Bug in NLSolve?

I had a very ugly bug for more than a year. Now, thanks to AI, I found the reason and could fix it.

This bug was very ugly at first, because it does not always appear, only for certain numerical values. And secondly, not on every hardware, because subnormal values are handled differently, depending on the CPU.

Root cause: NLSolversBase 7.10.0 switched from direct FiniteDiff to DifferentiationInterface for Jacobian computation. The DI backend produces subnormal values (~5.6e-305) in near-zero Jacobian columns instead of exact zeros. NLsolve’s autoscale computes column norms d[j], and when d[j] is subnormal (not zero), its guard if d[j] == 0; d[j] = 1; end doesn’t trigger. The subsequent g ./ d.^2 underflows d[j]^2 to 0.0, producing NaN that propagates through the solver.

Fix: Both KPS4.jl and KPS3.jl now provide an explicit Jacobian function (jac!) to nlsolve using manual central finite differences (matching FiniteDiff’s defaults: step = cbrt(eps)). After computing the Jacobian, entries below sqrt(floatmin) (~1.5e-154) are flushed to zero—this prevents any value whose square would underflow from reaching NLsolve’s autoscale.

To reproduce:

git clone https://github.com/OpenSourceAWE/KiteModels.jl.git
cd KiteModels.jl
git checkout bug
julia --project -e 'using Pkg; Pkg.instantiate(); Pkg.test()'

This PR demonstrates the bug: Branch to demonstrate a bug in NLSolve by ufechner7 · Pull Request #258 · OpenSourceAWE/KiteModels.jl · GitHub
And this PR provides the fix: Update NLSolve, fix NLsolve issue by ufechner7 · Pull Request #259 · OpenSourceAWE/KiteModels.jl · GitHub

The fix:

"""
    make_jac(f!, n_vars)

Create an explicit Jacobian function using central finite differences.

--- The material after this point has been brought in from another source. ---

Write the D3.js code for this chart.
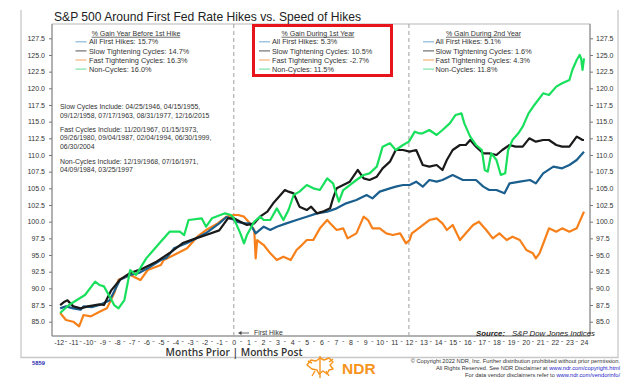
<!DOCTYPE html>
<html><head><meta charset="utf-8">
<script src="https://cdn.jsdelivr.net/npm/d3@7"></script>
<style>html,body{margin:0;padding:0;background:#fff;}svg{display:block;font-family:"Liberation Sans",Arial,sans-serif;}</style>
</head><body><svg id="c" width="624" height="378"></svg>
<script>
// ---- data ----
const xTicks = d3.range(-12, 25);
const yTicks = [85, 87.5, 90, 92.5, 95, 97.5, 100, 102.5, 105, 107.5, 110, 112.5, 115, 117.5, 120, 122.5, 125, 127.5];
const seriesNames = ["All First Hikes", "Slow Tightening Cycles", "Fast Tightening Cycles", "Non-Cycles"];
const legendBefore = ["All First Hikes: 15.7%", "Slow Tightening Cycles: 14.7%", "Fast Tightening Cycles: 16.3%", "Non-Cycles: 16.0%"];
const legendYear1 = ["All First Hikes: 5.3%", "Slow Tightening Cycles: 10.5%", "Fast Tightening Cycles: -2.7%", "Non-Cycles: 11.5%"];
const legendYear2 = ["All First Hikes: 5.1%", "Slow Tightening Cycles: 1.6%", "Fast Tightening Cycles: 4.3%", "Non-Cycles: 11.8%"];
const cycleNotes = [
  ["Slow Cycles Include: 04/25/1946, 04/15/1955,", "09/12/1958, 07/17/1963, 08/31/1977, 12/16/2015"],
  ["Fast Cycles Include: 11/20/1967, 01/15/1973,", "09/26/1980, 09/04/1987, 02/04/1994, 06/30/1999,", "06/30/2004"],
  ["Non-Cycles Include: 12/19/1968, 07/16/1971,", "04/09/1984, 03/25/1997"]
];
// [month, index value]
const allFirstHikes = [[-11.9,87.0],[-11.5,87.3],[-11.0,87.0],[-10.5,86.8],[-10.3,87.3],[-9.7,87.2],[-9.2,87.5],[-8.5,88.2],[-7.8,91.3],[-7.1,92.0],[-6.5,92.3],[-5.9,93.0],[-5.0,94.25],[-4.6,94.6],[-4.1,96.0],[-3.2,96.8],[-2.5,97.6],[-1.9,98.3],[-1.0,99.75],[-0.5,100.7],[0,100.3],[0.2,100.0],[0.7,99.75],[1.1,99.75],[1.5,98.25],[2.05,99.25],[2.5,98.75],[2.95,99.25],[3.6,99.75],[4.3,100.25],[5.0,100.75],[5.7,101.25],[6.4,101.5],[7.05,102],[7.7,102.75],[8.4,103.25],[9.1,104],[9.5,103.5],[10.0,104.5],[10.7,105],[11.1,105.25],[11.6,105.5],[12.05,105.5],[12.5,106],[12.95,105.25],[13.4,106.25],[13.9,106],[14.3,106.25],[15.0,107],[15.7,106.25],[16.6,106.25],[17.1,105.25],[17.5,104.75],[18.0,104.75],[18.55,104.25],[18.9,105.75],[19.6,106],[20.3,106.25],[20.7,105.75],[21.2,107.25],[21.9,108.25],[22.5,108],[23.0,108.5],[23.5,109.25],[23.8,110],[24.0,110.5]];
const slowCycles = [[-11.9,87.5],[-11.6,88.0],[-11.4,88.2],[-11.0,87.3],[-10.5,87.0],[-10.0,87.3],[-9.2,87.6],[-8.9,87.5],[-8.4,89.7],[-7.8,91.3],[-7.1,92.3],[-6.2,93.0],[-5.3,94.0],[-4.4,95.3],[-3.5,96.8],[-2.6,97.5],[-1.9,98.0],[-1.0,98.7],[-0.4,100.5],[0,100.5],[0.45,100],[0.9,99.5],[1.4,99.75],[1.8,100.75],[2.3,101.5],[2.7,102.75],[3.2,104],[3.5,104.75],[3.75,104.5],[4.1,104.25],[4.3,103.25],[4.5,102.25],[5.0,101.75],[5.3,102.25],[5.7,101.25],[6.1,101.5],[6.6,102],[6.8,103.5],[7.05,105],[7.5,105.5],[7.95,106],[8.5,107.75],[8.9,106.5],[9.3,106.25],[9.8,106.75],[10.2,108],[10.7,109],[11.1,110.75],[11.6,110.75],[12.05,110.5],[12.5,110.75],[12.95,108.5],[13.4,108.25],[13.9,108.5],[14.3,107.75],[14.6,109.25],[15.0,110.75],[15.5,111.5],[15.9,111.5],[16.2,112.25],[16.6,111.25],[17.1,110.25],[17.5,110.25],[18.0,110],[18.4,110.75],[18.9,111.5],[19.3,111.25],[19.8,111.25],[20.25,112.5],[20.7,112],[21.2,112.25],[21.6,112.25],[22.1,111.5],[22.5,111.25],[23.0,111.25],[23.5,112.75],[23.7,112.5],[23.9,112.25],[24.0,112.25]];
const fastCycles = [[-11.9,86.3],[-11.5,85.25],[-11.0,85.0],[-10.6,84.3],[-10.3,86.0],[-9.8,85.8],[-9.2,86.5],[-8.7,87.0],[-8.2,89.25],[-7.9,91.3],[-7.1,92.0],[-6.4,91.25],[-5.9,92.75],[-5.0,93.5],[-4.8,94.25],[-4.1,95.0],[-3.2,96.0],[-2.5,97.75],[-1.9,98.75],[-1.1,99.75],[-0.5,100.75],[0,101],[0.3,101],[0.7,100.75],[1.1,99.75],[1.4,98.75],[1.5,94.5],[1.6,97.25],[2.05,96.5],[2.5,95.25],[2.95,94.25],[3.4,94.75],[3.9,94.25],[4.3,95.75],[4.55,96.25],[5.0,97.25],[5.45,97.25],[5.9,99],[6.4,100.25],[6.6,99.75],[7.05,98.75],[7.5,99],[7.8,97.5],[8.4,98.25],[8.9,100.75],[9.2,100.25],[9.5,99],[10.0,99],[10.45,98.25],[10.9,98],[11.4,98.25],[11.8,96.75],[12.05,97.25],[12.2,98.25],[12.5,98.75],[12.95,99.5],[13.4,100.25],[13.9,100.5],[14.3,99.75],[14.6,98.75],[15.0,99.5],[15.5,97.25],[15.9,98.25],[16.4,99.5],[16.8,100],[17.3,98.75],[17.75,97.5],[18.2,98.25],[18.7,97.25],[19.1,97.75],[19.6,97.25],[20.05,95.75],[20.5,95.25],[20.7,94.5],[20.95,95.25],[21.3,97.25],[21.6,99],[22.1,98.5],[22.5,99],[23.0,98.5],[23.5,99],[23.7,100],[23.9,101],[24.0,101.5]];
const nonCycles = [[-11.9,86.3],[-11.3,87.5],[-10.2,89.0],[-9.5,91.0],[-9.2,90.5],[-8.9,90.3],[-8.5,88.75],[-8.2,87.5],[-7.9,87.0],[-7.5,88.25],[-7.1,92.75],[-6.7,92.0],[-6.0,94.5],[-5.1,96.75],[-4.4,98.5],[-3.7,98.5],[-3.4,98.0],[-3.1,100.25],[-2.2,100.5],[-1.9,99.25],[-1.5,100.5],[-0.6,101.25],[-0.2,101],[0,100.5],[0.45,98.25],[0.7,96.75],[0.9,98],[1.4,100],[1.8,100.75],[2.05,100.25],[2.5,100.25],[2.95,102],[3.4,100.25],[3.75,101.75],[4.1,104],[4.5,104.5],[5.0,105.5],[5.45,105],[5.9,104.75],[6.4,106.5],[6.8,105.75],[7.2,103],[7.5,104.75],[7.95,105.5],[8.4,106.25],[8.9,107],[9.3,107.25],[9.8,108.25],[10.2,111.25],[10.7,111.75],[11.1,110.75],[11.6,111.5],[12.0,112.0],[12.4,113.5],[12.7,113.25],[12.95,113.25],[13.4,113.75],[13.9,113],[14.3,113.75],[14.8,114.75],[15.2,116],[15.6,116.25],[15.8,114.75],[16.2,112.75],[16.6,111.5],[17.0,110.75],[17.2,107.75],[17.4,107.5],[17.65,110.25],[18.0,109.25],[18.3,107],[18.6,107.25],[18.8,110.75],[19.1,112.25],[19.5,113.25],[19.8,114.25],[20.2,116.25],[20.6,117.5],[21.2,119.25],[21.6,119],[22.1,120.25],[22.5,120.75],[23.0,121.25],[23.2,122.75],[23.5,124.25],[23.7,125],[23.8,124.5],[23.9,122.75],[24.0,124.5]];

// ---- drawing ----
const svg = d3.select("#c");
const lineColors = ["#1b5f8f", "#1a1a1a", "#f7801a", "#18e05c"];
const legendColors = ["#8ab8dc", "#707070", "#f7b27a", "#7fe3a6"];
const x = d3.scaleLinear().domain([-12, 24]).range([58.7, 584]);
const y = d3.scaleLinear().domain([85, 127.5]).range([321.7, 38.3]);
const L = 52, R = 590, T = 24, B = 336;

// outer frame
svg.append("path").attr("d", "M21,10V357.5H618V10").attr("fill", "none").attr("stroke", "#c8c8c8").attr("stroke-width", 1.3);
// plot frame
svg.append("rect").attr("x", L).attr("y", T).attr("width", R - L).attr("height", B - T)
  .attr("fill", "none").attr("stroke", "#b8b8b8").attr("stroke-width", 1);
svg.append("line").attr("x1", L).attr("x2", L).attr("y1", T).attr("y2", B).attr("stroke", "#888");
svg.append("line").attr("x1", R).attr("x2", R).attr("y1", T).attr("y2", B).attr("stroke", "#888");
svg.append("line").attr("x1", L).attr("x2", R).attr("y1", B).attr("y2", B).attr("stroke", "#888");

// title
svg.append("text").attr("x", 54).attr("y", 21).attr("font-size", 12.1).attr("fill", "#222")
  .text("S&P 500 Around First Fed Rate Hikes vs. Speed of Hikes");

// y axes
const yl = svg.append("g").attr("transform", `translate(${L},0)`)
  .call(d3.axisLeft(y).tickValues(yTicks).tickFormat(d3.format(".1f")).tickSize(3).tickPadding(4));
const yr = svg.append("g").attr("transform", `translate(${R},0)`)
  .call(d3.axisRight(y).tickValues(yTicks).tickFormat(d3.format(".1f")).tickSize(3).tickPadding(3));
[yl, yr].forEach(g => {
  g.select(".domain").remove();
  g.selectAll("line").attr("stroke", "#777");
  g.selectAll("text").attr("font-size", 7).attr("fill", "#333").attr("font-family", "Liberation Sans, Arial, sans-serif");
});
// x axis
const xa = svg.append("g").attr("transform", `translate(0,${B})`)
  .call(d3.axisBottom(x).tickValues(xTicks).tickFormat(d => String(d)).tickSize(0).tickPadding(4));
xa.select(".domain").remove();
xa.selectAll("text").attr("font-size", 7).attr("fill", "#333").attr("font-family", "Liberation Sans, Arial, sans-serif");
svg.append("g").selectAll("line").data(xTicks.slice(0, -1)).join("line")
  .attr("x1", d => x(d + 0.5) - 1).attr("x2", d => x(d + 0.5) + 1).attr("y1", 341.5).attr("y2", 341.5)
  .attr("stroke", "#777").attr("stroke-width", 0.7);

// dashed verticals
svg.append("g").selectAll("line").data([0, 12]).join("line")
  .attr("x1", d => x(d)).attr("x2", d => x(d)).attr("y1", T).attr("y2", B)
  .attr("stroke", "#a8a8a8").attr("stroke-width", 1.1).attr("stroke-dasharray", "4,3");

// series
const line = d3.line().x(d => x(d[0])).y(d => y(d[1]));
const order = [2, 0, 1, 3];
const allSeries = [allFirstHikes, slowCycles, fastCycles, nonCycles];
svg.append("g").selectAll("path").data(order).join("path")
  .attr("d", i => line(allSeries[i])).attr("fill", "none")
  .attr("stroke", i => lineColors[i]).attr("stroke-width", 2.2).attr("stroke-linejoin", "round");

// legends
function legend(x0, lineX, hdr, hdrCx, items) {
  const g = svg.append("g");
  g.append("text").attr("x", hdrCx).attr("y", 35.8).attr("text-anchor", "middle").attr("font-size", 7)
    .attr("fill", "#333").attr("text-decoration", "underline").text(hdr);
  items.forEach((t, i) => {
    const yy = 41.8 + i * 9.1;
    g.append("line").attr("x1", lineX).attr("x2", lineX + 11).attr("y1", yy).attr("y2", yy)
      .attr("stroke", legendColors[i]).attr("stroke-width", 1.2);
    g.append("text").attr("x", x0).attr("y", yy + 2.6).attr("font-size", 7.3).attr("fill", "#333").text(t);
  });
}
legend(89, 75.5, "% Gain Year Before 1st Hike", 136, legendBefore);
legend(272, 259, "% Gain During 1st Year", 318, legendYear1);
legend(435.5, 423, "% Gain During 2nd Year", 483.5, legendYear2);
svg.append("rect").attr("x", 253.5).attr("y", 25.5).attr("width", 138).attr("height", 50)
  .attr("fill", "none").attr("stroke", "#e8141c").attr("stroke-width", 3);

// cycle notes
const noteStarts = [106.9, 129.4, 161.2];
cycleNotes.forEach((blk, bi) => {
  blk.forEach((t, li) => {
    svg.append("text").attr("x", 60).attr("y", noteStarts[bi] + li * 8.4 + 2.4).attr("font-size", 6.9)
      .attr("fill", "#333").text(t);
  });
});

// first hike annotation
svg.append("line").attr("x1", 240).attr("x2", 249).attr("y1", 333).attr("y2", 333).attr("stroke", "#444").attr("stroke-width", 0.8);
svg.append("path").attr("d", "M238,333l3.5,-2v4z").attr("fill", "#444");
svg.append("text").attr("x", 254).attr("y", 335.4).attr("font-size", 6.8).attr("fill", "#333").text("First Hike");

// source
const src = svg.append("text").attr("x", 476).attr("y", 335.5).attr("font-size", 7.8).attr("fill", "#222").attr("font-style", "italic");
src.append("tspan").attr("font-weight", "bold").text("Source:");
src.append("tspan").attr("dx", 7).text("S&P Dow Jones Indices");

// x title
svg.append("text").attr("x", 234).attr("y", 356.3).attr("text-anchor", "middle").attr("font-size", 10.2)
  .attr("font-weight", 600).attr("fill", "#333").attr("font-family", "Open Sans, Liberation Sans, sans-serif")
  .text("Months Prior | Months Post");

// footer
svg.append("text").attr("x", 32).attr("y", 365).attr("font-size", 5.8).attr("font-weight", "bold").attr("fill", "#2c2cb0").text("5859");
const logo = svg.append("g").attr("fill", "none").attr("stroke", "#f7941d").attr("stroke-width", 1.4).attr("stroke-linejoin", "round");
logo.append("path").attr("d", "M307,365 l4,-5 l5,1 l4,-3 l4,2 l5,-2 l4,4 l-3,3 l3,4 l-4,1 l-2,4 l-4,-3 l-4,3 l-2,-4 l-5,-1 z");
logo.append("path").attr("d", "M320,356 v22 M315,371 l-3,5 M326,371 l3,5 M312,363 l-4,-2 M329,362 l4,-3");
svg.append("text").attr("x", 342).attr("y", 373.5).attr("font-size", 15.5).attr("font-weight", "bold").attr("fill", "#f7941d").text("NDR");
const copy = [
  [["© Copyright 2022 NDR, Inc. Further distribution prohibited without prior permission.", "#333"]],
  [["All Rights Reserved. See NDR Disclaimer at ", "#333"], ["www.ndr.com/copyright.html", "#2424c8"]],
  [["For data vendor disclaimers refer to ", "#333"], ["www.ndr.com/vendorinfo/", "#2424c8"]]
];
copy.forEach((parts, i) => {
  const t = svg.append("text").attr("x", 620).attr("y", 363 + i * 7).attr("text-anchor", "end").attr("font-size", 5.7);
  parts.forEach(p => t.append("tspan").attr("fill", p[1]).text(p[0]));
});
</script></body></html>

Works around NLSolversBase >= 7.10 producing subnormal Jacobian entries via
DifferentiationInterface, which cause NaN in NLsolve autoscale (subnormal
column norms squared underflow to zero).
"""
function make_jac(f!, n_vars)
    _F1 = zeros(SimFloat, n_vars)
    _F2 = zeros(SimFloat, n_vars)
    _xp = zeros(SimFloat, n_vars)
    _xm = zeros(SimFloat, n_vars)
    threshold = sqrt(floatmin(SimFloat))
    function jac!(J, x)
        h_factor = cbrt(eps(SimFloat))
        for j in 1:n_vars
            copyto!(_xp, x)
            copyto!(_xm, x)
            h = max(abs(x[j]), one(SimFloat)) * h_factor
            _xp[j] += h
            _xm[j] -= h
            f!(_F1, _xp)
            f!(_F2, _xm)
            @views J[:, j] .= (_F1 .- _F2) ./ (2h)
        end
        # Flush near-zero entries whose squares would underflow, preventing NaN in autoscale
        @. J = ifelse(abs(J) < threshold, zero(SimFloat), J)
    end
    return jac!
end

Where and how should I report this bug?

1 Like

This seems like a bug in NLsolve — such a test is not very robust. At the very least they could change the test to d[j]^2 == 0 to check for underflow: handle underflow of norm(J[:,i])^2 by stevengj · Pull Request #296 · JuliaNLSolvers/NLsolve.jl · GitHub

1 Like

Can you provide an MWE for this behavior? I might have missed a setting in the FiniteDiff bindings for DI if they don’t behave identically

That is difficult. Most of the time, it doesn’t happen.